The Token Economics of Konomi
Konomi will issue a native token in the network to facilitate decentralised governance and to bootstrap early users. The token economics are designed so that users could actively participate in trading, providing liquidity and also sharing the upside in network value growth.
● Decentralised governance
The design and implementation of the protocol would be determined by token holders. For parameters like pool staking fees, transaction fee burn, liquidity mining ratio, are initially set by the protocol itself; token holders could update the numbers and the smart
contract itself based on the voting process. In order to encourage users to participate in the process, there could be some profit set to reward the voting participants.
● User incentives
As a decentralised product, getting liquidity is crucial for the user experience and platform adoption. Therefore, a large proportion of the Konomi tokens are reserved to encourage users to add liquidity to the platform and to use the products. By depositing assets to the protocol, users could automatically market make for the protocol.

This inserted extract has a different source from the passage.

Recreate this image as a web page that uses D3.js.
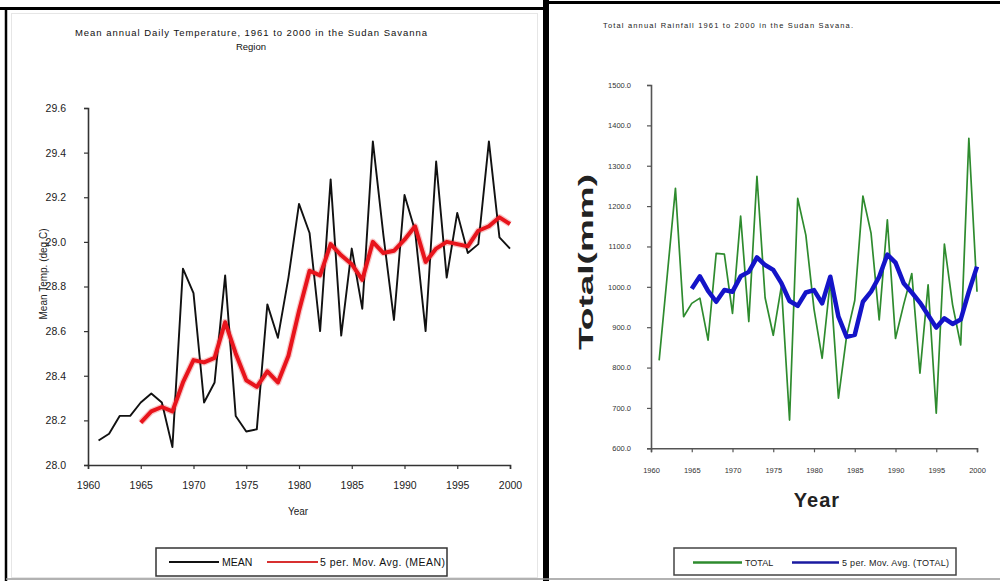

In designing the user incentives, the protocol also takes into consideration the long term sustainability of the token. As there are more liquidity mining programs launched by DeFi protocols, users tend to participate in those programs in order to earn tokens rather than to fulfil their true needs. In the meantime, as more tokens are generated, there is continuous selling pressure to the network if no strong use case is designed to create demand for the token. Therefore, in designing the liquidity mining program, priorities would be given to long term supporters and market makers for the protocol.
● Asset staking
Konomi token could be staked to participate in the base layer consensus and earn system rewards. It is also the staking currency to share platform revenue and ensure that the debt positions are safe.